WRITTEN INSTRUCTION:
Work out how many lines of the listing hold "chart", then state only that count.

INFORMATION PROVIDED:
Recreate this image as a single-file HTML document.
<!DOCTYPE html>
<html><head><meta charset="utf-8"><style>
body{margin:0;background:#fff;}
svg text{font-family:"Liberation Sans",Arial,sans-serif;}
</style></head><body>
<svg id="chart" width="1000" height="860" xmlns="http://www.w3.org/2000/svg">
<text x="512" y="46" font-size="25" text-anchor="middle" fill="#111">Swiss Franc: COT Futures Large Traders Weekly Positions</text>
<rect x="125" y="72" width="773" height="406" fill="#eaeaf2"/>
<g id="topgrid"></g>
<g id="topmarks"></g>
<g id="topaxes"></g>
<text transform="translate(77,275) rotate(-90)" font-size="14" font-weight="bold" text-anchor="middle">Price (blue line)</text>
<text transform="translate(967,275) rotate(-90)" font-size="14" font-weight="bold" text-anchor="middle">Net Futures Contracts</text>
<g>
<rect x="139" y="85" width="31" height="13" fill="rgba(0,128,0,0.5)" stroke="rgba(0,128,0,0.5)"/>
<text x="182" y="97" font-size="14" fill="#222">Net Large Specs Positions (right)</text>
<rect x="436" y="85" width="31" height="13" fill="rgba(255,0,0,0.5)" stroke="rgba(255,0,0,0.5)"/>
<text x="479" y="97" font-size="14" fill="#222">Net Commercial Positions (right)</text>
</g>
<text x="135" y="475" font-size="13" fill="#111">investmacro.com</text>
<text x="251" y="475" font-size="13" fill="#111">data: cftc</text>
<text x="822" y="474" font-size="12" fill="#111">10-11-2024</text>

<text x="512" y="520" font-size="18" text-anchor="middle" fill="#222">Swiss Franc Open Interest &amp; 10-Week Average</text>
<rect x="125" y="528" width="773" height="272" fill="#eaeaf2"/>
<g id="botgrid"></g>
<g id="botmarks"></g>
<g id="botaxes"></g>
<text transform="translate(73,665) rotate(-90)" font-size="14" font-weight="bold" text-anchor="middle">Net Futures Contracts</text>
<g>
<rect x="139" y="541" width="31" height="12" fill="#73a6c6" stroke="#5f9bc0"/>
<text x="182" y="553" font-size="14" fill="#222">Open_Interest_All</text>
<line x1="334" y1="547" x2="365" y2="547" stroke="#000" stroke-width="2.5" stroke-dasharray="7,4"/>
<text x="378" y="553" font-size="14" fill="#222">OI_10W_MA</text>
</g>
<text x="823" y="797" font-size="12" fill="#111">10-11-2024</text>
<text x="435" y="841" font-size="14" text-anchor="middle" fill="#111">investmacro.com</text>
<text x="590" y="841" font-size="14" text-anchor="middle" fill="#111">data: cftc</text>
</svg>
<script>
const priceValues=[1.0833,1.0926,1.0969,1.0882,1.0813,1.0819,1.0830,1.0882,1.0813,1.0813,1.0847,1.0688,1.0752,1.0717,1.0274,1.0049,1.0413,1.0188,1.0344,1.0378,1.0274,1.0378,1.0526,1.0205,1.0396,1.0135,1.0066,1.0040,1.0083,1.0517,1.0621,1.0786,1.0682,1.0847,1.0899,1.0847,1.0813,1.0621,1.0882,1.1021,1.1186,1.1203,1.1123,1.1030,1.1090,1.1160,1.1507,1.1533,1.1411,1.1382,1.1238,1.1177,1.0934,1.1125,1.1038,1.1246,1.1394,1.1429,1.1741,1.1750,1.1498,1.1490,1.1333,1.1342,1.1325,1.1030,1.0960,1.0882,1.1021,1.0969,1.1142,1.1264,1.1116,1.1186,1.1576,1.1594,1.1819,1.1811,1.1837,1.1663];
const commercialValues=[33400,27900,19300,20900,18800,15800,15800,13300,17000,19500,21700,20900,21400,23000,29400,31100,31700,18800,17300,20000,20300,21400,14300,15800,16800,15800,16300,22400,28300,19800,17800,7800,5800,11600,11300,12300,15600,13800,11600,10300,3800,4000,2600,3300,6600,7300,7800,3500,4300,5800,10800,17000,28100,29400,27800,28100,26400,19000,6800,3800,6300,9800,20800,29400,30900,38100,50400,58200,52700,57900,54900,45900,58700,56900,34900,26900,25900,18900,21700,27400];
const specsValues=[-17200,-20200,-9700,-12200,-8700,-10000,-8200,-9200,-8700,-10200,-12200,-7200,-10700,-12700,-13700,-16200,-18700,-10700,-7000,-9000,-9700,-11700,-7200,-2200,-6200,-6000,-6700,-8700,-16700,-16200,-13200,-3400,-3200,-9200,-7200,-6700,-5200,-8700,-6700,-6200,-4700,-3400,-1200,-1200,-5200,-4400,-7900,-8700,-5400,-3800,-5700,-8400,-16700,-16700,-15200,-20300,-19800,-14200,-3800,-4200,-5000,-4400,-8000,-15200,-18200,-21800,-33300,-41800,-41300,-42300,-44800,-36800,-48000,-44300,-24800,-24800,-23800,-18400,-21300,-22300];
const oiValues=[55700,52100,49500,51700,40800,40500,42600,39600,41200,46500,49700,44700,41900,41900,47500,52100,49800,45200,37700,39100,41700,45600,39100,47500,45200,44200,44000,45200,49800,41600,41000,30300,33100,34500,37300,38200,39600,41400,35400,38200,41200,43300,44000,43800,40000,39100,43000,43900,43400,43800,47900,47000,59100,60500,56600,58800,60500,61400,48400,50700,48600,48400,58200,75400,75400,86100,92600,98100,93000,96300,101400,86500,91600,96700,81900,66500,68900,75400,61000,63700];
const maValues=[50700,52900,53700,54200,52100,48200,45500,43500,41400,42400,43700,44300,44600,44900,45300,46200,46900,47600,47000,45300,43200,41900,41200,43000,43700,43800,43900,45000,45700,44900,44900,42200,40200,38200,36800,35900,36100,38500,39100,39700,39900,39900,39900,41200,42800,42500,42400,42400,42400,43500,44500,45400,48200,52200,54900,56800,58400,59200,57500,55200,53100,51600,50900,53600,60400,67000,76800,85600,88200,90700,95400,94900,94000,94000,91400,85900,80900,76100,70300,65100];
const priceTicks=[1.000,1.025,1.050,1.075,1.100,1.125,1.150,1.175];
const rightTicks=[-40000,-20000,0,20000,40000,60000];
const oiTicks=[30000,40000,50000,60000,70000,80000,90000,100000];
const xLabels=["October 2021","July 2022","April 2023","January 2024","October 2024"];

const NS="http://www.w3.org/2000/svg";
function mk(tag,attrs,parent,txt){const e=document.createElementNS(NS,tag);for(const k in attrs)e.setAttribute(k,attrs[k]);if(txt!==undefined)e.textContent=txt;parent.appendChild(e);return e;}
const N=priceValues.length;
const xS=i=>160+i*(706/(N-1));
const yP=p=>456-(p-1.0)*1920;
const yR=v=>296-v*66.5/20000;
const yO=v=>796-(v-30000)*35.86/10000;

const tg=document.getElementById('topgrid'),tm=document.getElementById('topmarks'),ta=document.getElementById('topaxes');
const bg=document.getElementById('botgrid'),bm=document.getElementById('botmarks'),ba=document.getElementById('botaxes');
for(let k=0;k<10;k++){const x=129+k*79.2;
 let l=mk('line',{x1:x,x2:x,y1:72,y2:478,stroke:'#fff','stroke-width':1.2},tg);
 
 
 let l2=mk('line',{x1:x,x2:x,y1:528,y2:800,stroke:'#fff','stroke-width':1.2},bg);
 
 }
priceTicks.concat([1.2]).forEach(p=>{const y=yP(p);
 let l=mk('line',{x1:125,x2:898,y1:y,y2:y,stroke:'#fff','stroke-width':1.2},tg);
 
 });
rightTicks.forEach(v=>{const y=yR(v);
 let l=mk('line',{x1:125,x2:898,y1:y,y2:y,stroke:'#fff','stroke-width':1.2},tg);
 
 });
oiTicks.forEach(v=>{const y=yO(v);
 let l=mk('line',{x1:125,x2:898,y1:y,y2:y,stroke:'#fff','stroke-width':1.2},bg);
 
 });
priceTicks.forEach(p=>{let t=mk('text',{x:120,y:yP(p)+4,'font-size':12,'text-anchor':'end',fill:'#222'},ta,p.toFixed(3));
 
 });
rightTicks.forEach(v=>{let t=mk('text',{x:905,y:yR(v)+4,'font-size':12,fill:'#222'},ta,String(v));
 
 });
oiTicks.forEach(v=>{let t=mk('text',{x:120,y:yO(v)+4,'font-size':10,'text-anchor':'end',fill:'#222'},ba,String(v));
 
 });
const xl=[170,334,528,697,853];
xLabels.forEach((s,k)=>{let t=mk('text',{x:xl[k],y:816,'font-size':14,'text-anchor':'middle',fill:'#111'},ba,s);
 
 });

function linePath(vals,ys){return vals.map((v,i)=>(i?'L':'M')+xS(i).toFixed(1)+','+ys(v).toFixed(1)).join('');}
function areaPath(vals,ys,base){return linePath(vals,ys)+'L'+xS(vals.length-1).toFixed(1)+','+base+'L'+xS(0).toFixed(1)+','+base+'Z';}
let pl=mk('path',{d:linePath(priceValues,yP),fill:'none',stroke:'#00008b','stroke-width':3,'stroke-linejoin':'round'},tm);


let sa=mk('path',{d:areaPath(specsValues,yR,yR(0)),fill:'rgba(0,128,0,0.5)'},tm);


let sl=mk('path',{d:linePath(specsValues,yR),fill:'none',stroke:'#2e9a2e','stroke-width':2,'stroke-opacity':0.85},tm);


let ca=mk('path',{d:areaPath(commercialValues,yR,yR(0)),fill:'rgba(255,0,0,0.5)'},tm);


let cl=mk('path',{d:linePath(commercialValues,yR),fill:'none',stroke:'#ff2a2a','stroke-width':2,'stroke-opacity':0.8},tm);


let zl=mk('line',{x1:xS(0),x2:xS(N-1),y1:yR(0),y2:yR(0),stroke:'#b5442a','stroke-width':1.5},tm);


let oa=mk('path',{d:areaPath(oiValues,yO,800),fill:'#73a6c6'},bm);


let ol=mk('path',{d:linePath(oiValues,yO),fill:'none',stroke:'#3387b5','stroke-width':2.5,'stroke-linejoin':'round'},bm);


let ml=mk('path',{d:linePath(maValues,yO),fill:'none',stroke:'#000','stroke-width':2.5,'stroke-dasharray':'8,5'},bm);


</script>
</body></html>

---

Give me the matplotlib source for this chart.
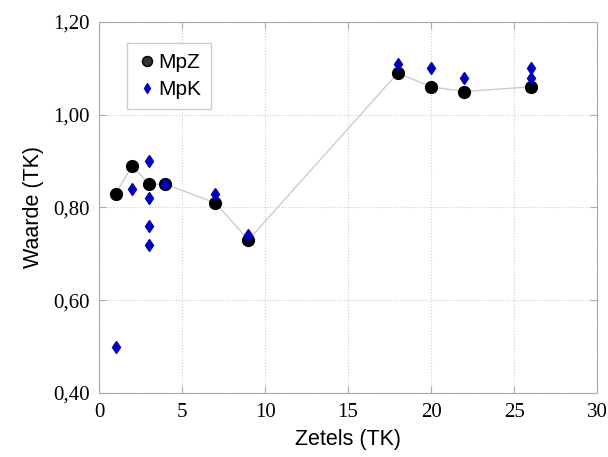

--

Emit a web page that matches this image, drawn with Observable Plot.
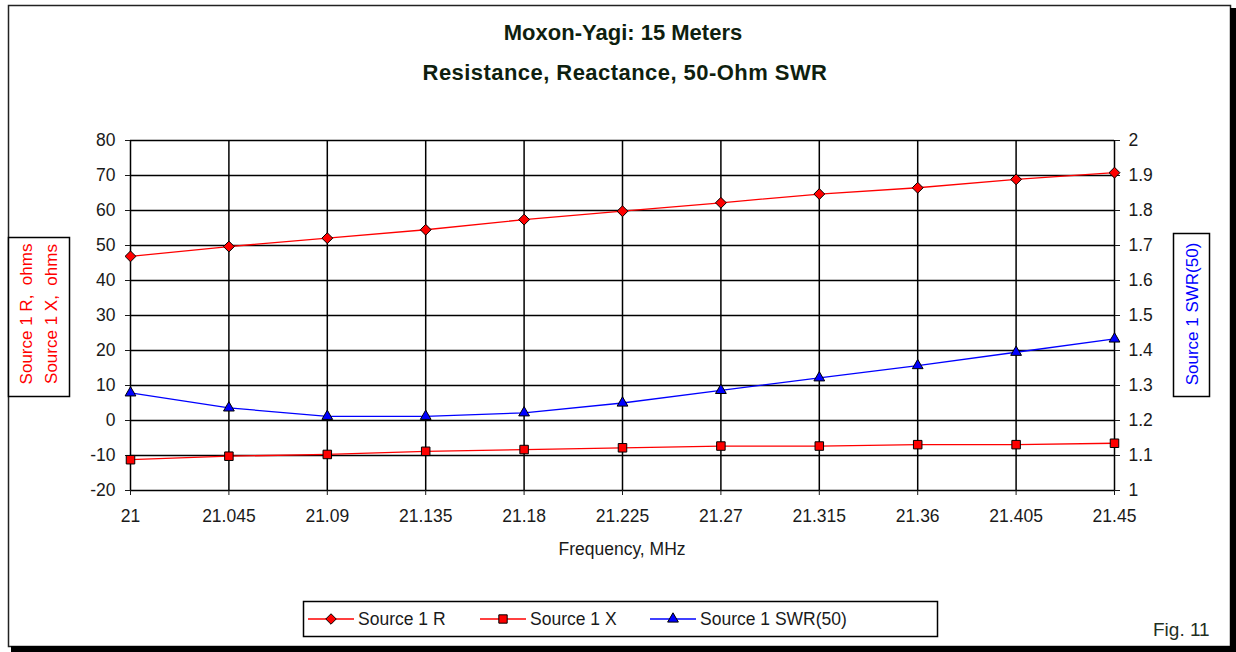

SOLUTION TO THIS TASK:
2